“If we have no peace, it is because we have forgotten that we belong to each other.” – Mother Teresa
Let’s get the obvious out of the way.
Donald Trump is our president because our nation voted him into office.
If you google, “Why was Donald Trump elected president?” many articles come up with various explanations about Trump’s support base, overall voter turnout, and Clinton’s inability to secure votes from key places in her demographic.
On the surface, these articles provide explanations for why he was elected president.
But I have a different take.
This blog isn’t a political one, and it never will be, but it is a spiritual one, and I can’t look at the state of our nation and world without seeing the spiritual crisis we are currently experiencing.
From a spiritual perspective, I believe the larger reason that Trump was elected was to WAKE. US. UP.
His election isn’t causing more of a divide in our nation as much as it is exposing the divide that already exists. It’s forcing us to start to have the tough conversations that need to take place.
As a country, do we believe that kindness is important? Is sexual assault and/or sexual harassment something that we are willing to be ambivalent about in this country? (By the way, #MeToo.) Do we want to be ruled by fear and designate people that aren’t from our country as the “other,” or do we want to continue to serve as a melting pot for the human race?
But here is the most important question (in my mind) that the election raises for Trump and non-Trump supporters alike: Are we willing to love each other in spite of our differences?
Everything feels more intense now because everything has been brought to the surface and we are on shaky ground. The underlying cracks in our nation are exposed, but what I’m proposing like Leonard Cohen wrote, is that the cracks are there to let the light in.
This video moves me to tears:
Isn’t it beautiful? This, this is what can happen when two sides on any given issue communicate. And did you notice that neither side compromised on their beliefs? They still disagree with each other, but both sides also respect each other as fellow human beings.
When we look at someone’s beliefs as something that they have instead of identifying their beliefs with who they essentially are, we can vehemently disagree with their beliefs and still see the core humanity that exists in that person.
This means I can look at Trump and disagree with much of what he stands for and still see him for who he is: a person entirely ruled by his fearful ego, and a child of God, nonetheless.
This doesn’t mean that we excuse poor behavior or ideas that lead us away from kindness and compassion, but we also don’t dehumanize the person with opposing beliefs. When we do that, we ourselves are ruled by the ego.
This truth resonates in my soul: I believe that we are more than the worst thought we’ve ever had and more than the worst act we’ve ever committed. I don’t believe that we can cherry-pick the application of grace to best suit our beliefs. Grace comes in one-size-fits-all and must be applied across the board, or not at all. Not one of us is perfect.

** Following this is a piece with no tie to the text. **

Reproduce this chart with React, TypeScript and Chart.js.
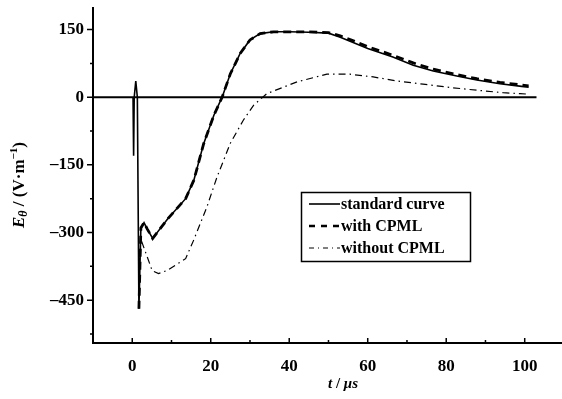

Let me be clear that it is so hard to love your enemy. The ego is a strong force, and when I watch the video above, it’s hard for me to resist disassociating myself completely with some of the ignorant people in the crowd. My ego wants to make them the “other” in the same way that they clearly designate a Black Lives Matter member as the “other.”
Neither position is right.
We are not our beliefs, we are not our gender, we are not our race, we are not our sexual orientation, we are not our religion, we are not our class, we are not our political party, and we are not our country. These are things that we have, that our egos strongly identify with, but who we are at our core is something different.
Until we realize that at our core we are ALL the same consciousness, and engage from this starting point in our communications, nothing will change.
I think the election, as painful as it’s been on our country, is leading us in this very direction.
The battle going on in our country is the same as it’s always been. I don’t think it’s good versus evil. I think it’s love versus fear.
And guess what? Every single one of us is on the battlefield.